In tax law, participations are deemed significant if, as defined under the Income Tax Act (§ 17 EStG), they equal or exceed directly or indirectly 1% of the share or nominal capital. As a result, capital gains from such participations are not considered purely private disposals but as business income, which results in special filing obligations and a different tax treatment. Special valuation and tax provisions also apply to gifts or inheritances of significant participations. Exit taxation under § 6 AStG may become relevant if the shareholder with at least a 1% participation moves abroad. For corporations, the so-called participation exemption (§ 8b KStG) is significant, under which dividends from significant participations are largely tax-exempt, but only under certain conditions.
How is the term significant participation defined in company law?
There is no uniform definition of significant participation in company law; it depends on various legal provisions. For example, under § 17 AktG, participations of 25% or more are considered significant, as they may confer blocking minority rights. In GmbH law, special rights may be granted already at participations of 10% or more, such as the right to convene a shareholders’ meeting. Certain takeover threshold rights exist for participations of 30% or more, which entail further legal consequences. In tax law (see above), a stake of only 1% is often sufficient.

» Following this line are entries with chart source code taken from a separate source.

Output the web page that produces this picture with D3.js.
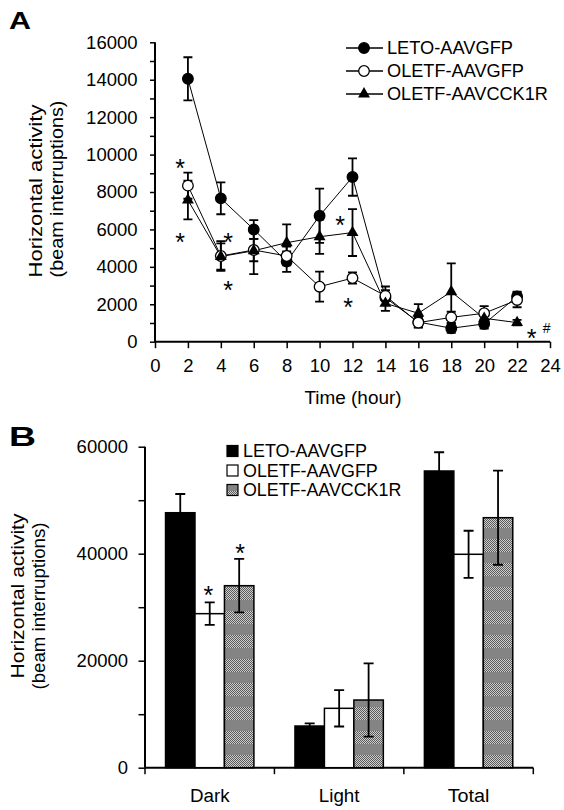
<!DOCTYPE html>
<html><head><meta charset="utf-8">
<script src="https://cdn.jsdelivr.net/npm/d3@7"></script>
<style>
body{margin:0;background:#fff;}
svg{display:block;font-family:"Liberation Sans",Arial,sans-serif;}
</style></head>
<body>
<svg id="c" width="564" height="810"></svg>
<script>
// ---------- DATA ----------
const hours = [2,4,6,8,10,12,14,16,18,20,22];
const seriesNames = ["LETO-AAVGFP","OLETF-AAVGFP","OLETF-AAVCCK1R"];
const letoMean  = [14050,7660,6000,4280,6730,8800,2350,1050,720,950,2420];
const letoSE    = [1150,850,500,550,1450,1000,400,300,250,250,250];
const oletfMean = [8340,4580,4900,4580,2940,3400,2450,1020,1300,1520,2230];
const oletfSE   = [700,800,600,500,800,300,500,250,300,380,390];
const cckMean   = [7570,4550,4860,5290,5610,5830,2050,1520,2670,1250,1020];
const cckSE     = [1030,700,1250,980,920,1250,400,490,1520,400,150];
const yTicksA = [0,2000,4000,6000,8000,10000,12000,14000,16000];
const xTicksA = [0,2,4,6,8,10,12,14,16,18,20,22,24];

const periods = ["Dark","Light","Total"];
const barLeto   = [47660,7790,55460];
const barLetoSE = [3500,500,3500];
const barOletf  = [28790,11100,39890];
const barOletfSE= [2100,3400,4400];
const barCck    = [34020,12650,46730];
const barCckSE  = [5000,6850,8800];
const yTicksB = [0,20000,40000,60000];

const svg = d3.select("#c");
const FONT = 18.5;

// Arial-like advance widths: used to force the reference text widths
const AW = {"A":.667,"B":.667,"C":.722,"D":.722,"E":.667,"F":.611,"G":.778,"H":.722,"K":.667,"L":.556,"O":.778,"P":.667,"R":.722,"T":.611,"V":.667,
 "a":.556,"b":.556,"c":.5,"e":.556,"g":.556,"h":.556,"i":.222,"k":.5,"l":.222,"m":.833,"n":.556,"o":.556,"p":.556,"r":.333,"s":.5,"t":.278,"u":.556,"v":.5,"y":.5,
 " ":.278,"(":.333,")":.333,"-":.333};
function arialW(s,fs){let w=0;for(const ch of s){w+= /[0-9]/.test(ch)?.556:(AW[ch]||.556);}return w*fs;}
function stretch(t,target){
  const node=t.node(); const w=node.getComputedTextLength(); if(!(w>0)) return;
  const s=target/w; const x=+(t.attr("x")||0); const prev=t.attr("transform")||"";
  t.attr("transform",`${prev} translate(${x},0) scale(${s},1) translate(${-x},0)`);
}
function fit(sel,fs){ sel.each(function(){const t=d3.select(this);const s=t.text(); if(!s) return;
  t.attr("font-size",fs); stretch(t,arialW(s,fs));}); }

// pattern for gray bars
const defs = svg.append("defs");
const chk = defs.append("pattern").attr("id","chk").attr("width",2).attr("height",2).attr("patternUnits","userSpaceOnUse");
chk.append("rect").attr("width",2).attr("height",2).attr("fill","#cfcfcf");
chk.append("rect").attr("width",1).attr("height",1).attr("fill","#5a5a5a");
chk.append("rect").attr("x",1).attr("y",1).attr("width",1).attr("height",1).attr("fill","#5a5a5a");
const pat = defs.append("pattern").attr("id","stripe").attr("width",24).attr("height",24).attr("patternUnits","userSpaceOnUse").attr("y",0);
pat.append("rect").attr("width",24).attr("height",24).attr("fill","#848484");
pat.append("rect").attr("y",11).attr("width",24).attr("height",13).attr("fill","url(#chk)");

function star(g,x,y,fs){
  g.append("text").attr("x",x).attr("y",y+0.62*fs).attr("text-anchor","middle")
   .attr("font-size",fs).text("*");
}

// ================= PANEL A =================
const xA = d3.scaleLinear().domain([0,24]).range([155,550]);
const yA = d3.scaleLinear().domain([0,16000]).range([341.7,42.3]);
const gA = svg.append("g");

const tA = svg.append("text").attr("x",9).attr("y",29).attr("font-size",24).attr("font-weight","bold").text("A");
stretch(tA,22);

const axYA = d3.axisLeft(yA).tickValues(d3.range(0,16001,1000))
  .tickFormat(d=> yTicksA.includes(d) ? d : "").tickSize(5).tickPadding(12.5);
const gyA = gA.append("g").attr("transform","translate(155,0)").call(axYA);
const axXA = d3.axisBottom(xA).tickValues(xTicksA).tickSize(6.5).tickPadding(10.5);
const gxA = gA.append("g").attr("transform","translate(0,341.7)").call(axXA);
[gyA,gxA].forEach(g=>{
  g.select(".domain").attr("stroke-width",2).attr("d", g===gyA ? "M0,42.3V341.7" : "M155,0H550");
  g.selectAll(".tick line").attr("stroke-width",1.5);
  g.selectAll("text").attr("font-family","Liberation Sans, Arial").attr("fill","#000").call(fit,FONT);
});

const ta1 = gA.append("text").attr("transform","translate(42,191) rotate(-90)").attr("text-anchor","middle")
  .attr("font-size",19).text("Horizontal activity");
stretch(ta1,173);
const ta2 = gA.append("text").attr("transform","translate(63,189) rotate(-90)").attr("text-anchor","middle")
  .attr("font-size",19).text("(beam interruptions)");
stretch(ta2,177);
gA.append("text").attr("x",353).attr("y",404).attr("text-anchor","middle").text("Time (hour)").call(fit,18.8);

const series = [
  {name:seriesNames[0], m:letoMean, se:letoSE, shape:"circle", fill:"#000"},
  {name:seriesNames[1], m:oletfMean, se:oletfSE, shape:"circle", fill:"#fff"},
  {name:seriesNames[2], m:cckMean, se:cckSE, shape:"tri", fill:"#000"}
];
const line = d3.line().x((d,i)=>xA(hours[i])).y(d=>yA(d));
const capW = 4.5;
function drawMarker(g,shape,fill,x,y){
  if(shape==="circle"){
    g.append("circle").attr("cx",x).attr("cy",y).attr("r",5.3).attr("fill",fill).attr("stroke","#000").attr("stroke-width",1.3);
  } else {
    g.append("path").attr("d",d3.symbol(d3.symbolTriangle,62)()).attr("transform",`translate(${x},${y})`).attr("fill",fill);
  }
}
series.forEach(s=>{
  const g = gA.append("g");
  s.m.forEach((v,i)=>{
    const x = xA(hours[i]), y1 = yA(v+s.se[i]), y2 = yA(v-s.se[i]);
    g.append("path").attr("d",`M${x},${y1}V${y2}M${x-capW},${y1}H${x+capW}M${x-capW},${y2}H${x+capW}`)
      .attr("stroke","#000").attr("stroke-width",1.8).attr("fill","none");
  });
  g.append("path").attr("d",line(s.m)).attr("fill","none").attr("stroke","#000").attr("stroke-width",1);
});
series.forEach(s=>{
  const g = gA.append("g");
  s.m.forEach((v,i)=> drawMarker(g,s.shape,s.fill,xA(hours[i]),yA(v)));
});

// asterisks in A
[[180,161.7],[180,235],[228,235],[228,283],[340,218],[348,300],[531.7,331.7]].forEach(p=>star(gA,p[0],p[1],25));
gA.append("text").attr("x",546.7).attr("y",333).attr("text-anchor","middle").attr("font-size",14).text("#");

// legend A
series.forEach((s,i)=>{
  const y = 48 + i*23;
  gA.append("line").attr("x1",346).attr("x2",383).attr("y1",y).attr("y2",y).attr("stroke","#000").attr("stroke-width",1.3);
  drawMarker(gA,s.shape,s.fill,364,y);
  gA.append("text").attr("x",387).attr("y",y+6.5).text(s.name).call(fit,18);
});

// ================= PANEL B =================
const gB = svg.append("g");
const tB = svg.append("text").attr("x",9).attr("y",446).attr("font-size",28).attr("font-weight","bold").text("B");
stretch(tB,27);

const xB = d3.scaleBand().domain(periods).range([145,533.3]).padding(0);
const xInner = d3.scaleBand().domain([0,1,2]).range([0,xB.bandwidth()]).paddingInner(0).paddingOuter(0.697);
const yB = d3.scaleLinear().domain([0,60000]).range([767.7,446.7]);

const axYB = d3.axisLeft(yB).tickValues(d3.range(0,60001,10000))
  .tickFormat(d=> yTicksB.includes(d) ? d : "").tickSize(6.5).tickPadding(10.5);
const gyB = gB.append("g").attr("transform","translate(145,0)").call(axYB);
const gxB = gB.append("g").attr("transform","translate(0,767.7)");
gxB.append("path").attr("d","M145,0H533.3").attr("stroke","#000").attr("stroke-width",2);
[145,...periods.map(p=>xB(p)+xB.bandwidth())].forEach(x=>{
  gxB.append("line").attr("x1",x).attr("x2",x).attr("y1",0).attr("y2",6.5).attr("stroke","#000").attr("stroke-width",1.5);
});
periods.forEach(p=>{
  gxB.append("text").attr("x",xB(p)+xB.bandwidth()/2).attr("y",34).attr("text-anchor","middle").text(p).call(fit,18.8);
});
gyB.select(".domain").attr("stroke-width",2).attr("d","M0,446.7V767.7");
gyB.selectAll(".tick line").attr("stroke-width",1.5);
gyB.selectAll("text").attr("font-family","Liberation Sans, Arial").attr("fill","#000").call(fit,FONT);

const tb1 = gB.append("text").attr("transform","translate(24,596) rotate(-90)").attr("text-anchor","middle")
  .attr("font-size",19).text("Horizontal activity");
stretch(tb1,165);
const tb2 = gB.append("text").attr("transform","translate(45,606) rotate(-90)").attr("text-anchor","middle")
  .attr("font-size",19).text("(beam interruptions)");
stretch(tb2,167);

const barSeries = [
  {m:barLeto, se:barLetoSE, fill:"#000"},
  {m:barOletf, se:barOletfSE, fill:"#fff"},
  {m:barCck, se:barCckSE, fill:"url(#stripe)"}
];
barSeries.forEach((s,k)=>{
  periods.forEach((p,i)=>{
    const x = xB(p)+xInner(k), w = xInner.bandwidth();
    gB.append("rect").attr("x",x).attr("y",yB(s.m[i])).attr("width",w).attr("height",yB(0)-yB(s.m[i]))
      .attr("fill",s.fill).attr("stroke","#000").attr("stroke-width",1.5);
  });
});
barSeries.forEach((s,k)=>{
  periods.forEach((p,i)=>{
    const cx = xB(p)+xInner(k)+xInner.bandwidth()/2;
    const y1 = yB(s.m[i]+s.se[i]), y2 = yB(s.m[i]-s.se[i]), c=5;
    gB.append("path").attr("d",`M${cx},${y1}V${y2}M${cx-c},${y1}H${cx+c}M${cx-c},${y2}H${cx+c}`)
      .attr("stroke","#000").attr("stroke-width",1.8).attr("fill","none");
  });
});
star(gB,208.3,588,25);
star(gB,240,546.7,25);

// legend B
const legFills = ["#000","#fff","url(#stripe)"];
seriesNames.forEach((n,i)=>{
  const y = 451 + i*19.5;
  gB.append("rect").attr("x",227).attr("y",y-5.5).attr("width",11).attr("height",11)
    .attr("fill",legFills[i]).attr("stroke","#000").attr("stroke-width",1.2);
  gB.append("text").attr("x",243).attr("y",y+6.5).text(n).call(fit,17.7);
});
</script>
</body></html>
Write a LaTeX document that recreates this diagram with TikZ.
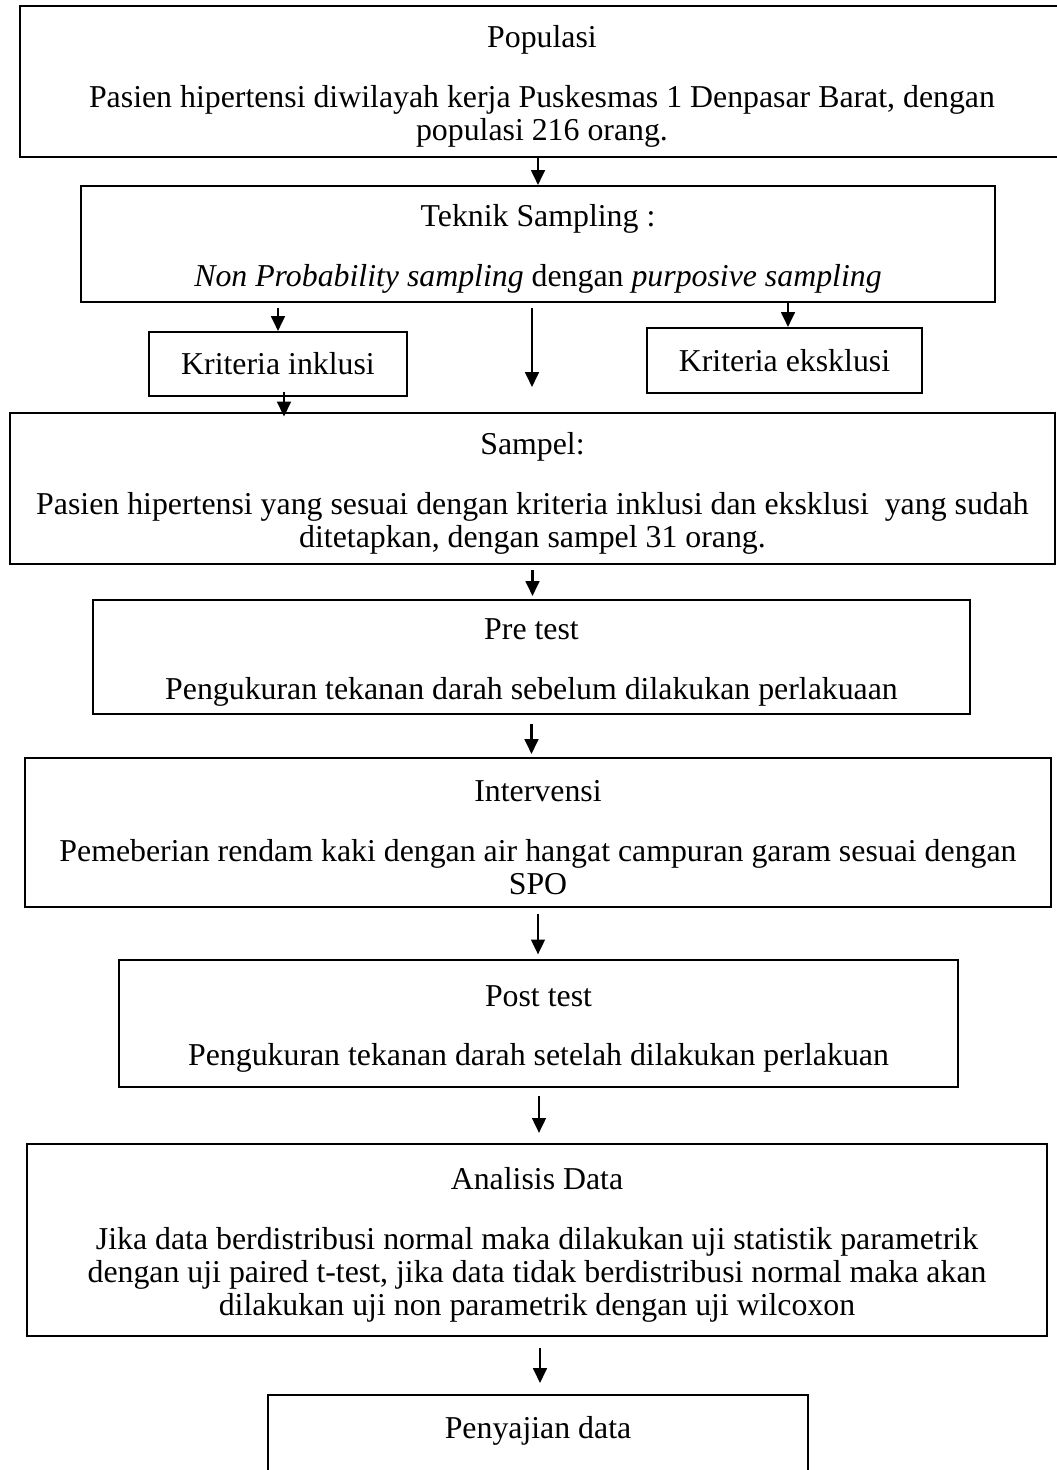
\documentclass[tikz,border=0pt]{standalone}
\usepackage{fontspec}
\setmainfont{Liberation Serif}
\usetikzlibrary{arrows.meta}
\newcommand{\pxl}{0.43675pt}
\newcommand{\judul}[1]{\rule{0pt}{13.9pt}#1\\[11.8pt]}

\begin{document}
\begin{tikzpicture}[x=0.01535cm, y=-0.01535cm,
        box/.style={draw, line width=0.9pt, inner sep=0pt, align=center, font=\fontsize{13.9}{14.4}\selectfont},
        flow/.style={-{Triangle[width=6pt,length=6.5pt]}, line width=1pt}]
        \useasboundingbox (0,0) rectangle (1057,1470);
        \node[box, minimum width=1044*\pxl, minimum height=151*\pxl] (populasi) at (542,81.5) {\judul{Populasi}Pasien hipertensi diwilayah kerja Puskesmas 1 Denpasar Barat, dengan\\populasi 216 orang.};
        \node[box, minimum width=914*\pxl, minimum height=116*\pxl] (teknik) at (538,244) {\judul{Teknik Sampling :}\textit{Non Probability sampling} dengan \textit{purposive sampling}};
        \node[box, minimum width=258*\pxl, minimum height=64*\pxl] (inklusi) at (278,364) {Kriteria inklusi};
        \node[box, minimum width=275*\pxl, minimum height=65*\pxl] (eksklusi) at (784.5,360.5) {Kriteria eksklusi};
        \node[box, minimum width=1045*\pxl, minimum height=151*\pxl] (sampel) at (532.5,488.5) {\judul{Sampel:}Pasien hipertensi yang sesuai dengan kriteria inklusi dan eksklusi \ yang sudah\\ditetapkan, dengan sampel 31 orang.};
        \node[box, minimum width=877*\pxl, minimum height=114*\pxl] (pretest) at (531.5,657) {\judul{Pre test}Pengukuran tekanan darah sebelum dilakukan perlakuaan};
        \node[box, minimum width=1026*\pxl, minimum height=149*\pxl] (intervensi) at (538,832.5) {\judul{Intervensi}Pemeberian rendam kaki dengan air hangat campuran garam sesuai dengan\\SPO};
        \node[box, minimum width=839*\pxl, minimum height=127*\pxl] (posttest) at (538.5,1023.5) {\judul{Post test}Pengukuran tekanan darah setelah dilakukan perlakuan};
        \node[box, minimum width=1020*\pxl, minimum height=192*\pxl] (analisis) at (537,1240) {\judul{Analisis Data}Jika data berdistribusi normal maka dilakukan uji statistik parametrik\\dengan uji paired t-test, jika data tidak berdistribusi normal maka akan\\dilakukan uji non parametrik dengan uji wilcoxon};
        \node[box, anchor=north, minimum width=540*\pxl, text height=18.8pt, text depth=45pt] (penyajian) at (538,1394) {Penyajian data};
        \coordinate (ujung) at (532,387);
        \draw[flow] (populasi.south -| teknik.north) -- (teknik.north);
        \draw[flow, shorten <=2pt] (teknik.south -| inklusi.north) -- (inklusi.north);
        \draw[flow, shorten <=2pt] (teknik.south -| ujung) -- (ujung);
        \draw[flow] (teknik.south -| 788,0) -- (eksklusi.north -| 788,0);
        \draw[flow, shorten <=-2pt, shorten >=-2pt] (inklusi.south -| 284,0) -- (sampel.north -| 284,0);
        \draw[flow, shorten <=2pt, shorten >=1.3pt] (sampel.south) -- (sampel.south |- pretest.north);
        \draw[flow, shorten <=4pt, shorten >=1.3pt] (pretest.south) -- (pretest.south |- intervensi.north);
        \draw[flow, shorten <=2.6pt, shorten >=2pt] (intervensi.south) -- (intervensi.south |- posttest.north);
        \draw[flow, shorten <=3.5pt, shorten >=4.4pt] (posttest.south -| 539,0) -- (analisis.north -| 539,0);
        \draw[flow, shorten <=4.8pt, shorten >=4.8pt] (analisis.south -| 540,0) -- (penyajian.north -| 540,0);
\end{tikzpicture}
\end{document}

What are the implications of significant participation for codetermination and control in a company?
Anyone holding a significant participation can exert substantial influence over management and the strategic direction of the company. Certain levels of participation are associated with rights of involvement and control, such as the right to appoint supervisory board members, initiate special audits, or block significant corporate decisions (blocking minority). In German codetermination law, large participations do not automatically affect the composition of the supervisory board, but do so by voting rights at the general meeting. Furthermore, major shareholders have a heightened interest in the company’s policies and can significantly influence corporate direction through their voting behavior.
What restrictions or approval requirements exist when acquiring a significant participation?
The acquisition of a significant participation may be subject to various restrictions or statutory approval requirements, depending on the sector, the acquirer’s nationality, and the level of participation. For example, under the Foreign Trade and Payments Act (AWG), sensitive sectors—such as security-relevant companies—require prior approval by the Federal Ministry for Economic Affairs and Climate Action (BMWK) for foreign investors acquiring a 10% or greater stake. In the banking and insurance sector, §§ 2c KWG and § 104 VAG prescribe notification and reliability checks for ‘qualified participations’ (typically from 10%). Antitrust reviews by the Federal Cartel Office may also be necessary above certain turnover and participation thresholds.
What are the sanctions for breaches of participation obligations?
Violations of statutory notification and publication obligations upon reaching a significant participation can be subject to severe penalties. These range from fines under the WpHG, coercive fines for violations of the GmbH or Stock Corporation Act, to the invalidity of voting rights for non-reported participations (§ 44 WpHG). In tax law, retroactive taxation, interest, and even criminal sanctions for tax evasion may result. Acquisitions requiring approval that are carried out without proper clearance can lead to the prohibition of acquisition or exercise of shareholder rights, or even reversal of the transaction. The stock exchange watchdog and BaFin can also impose further regulatory measures.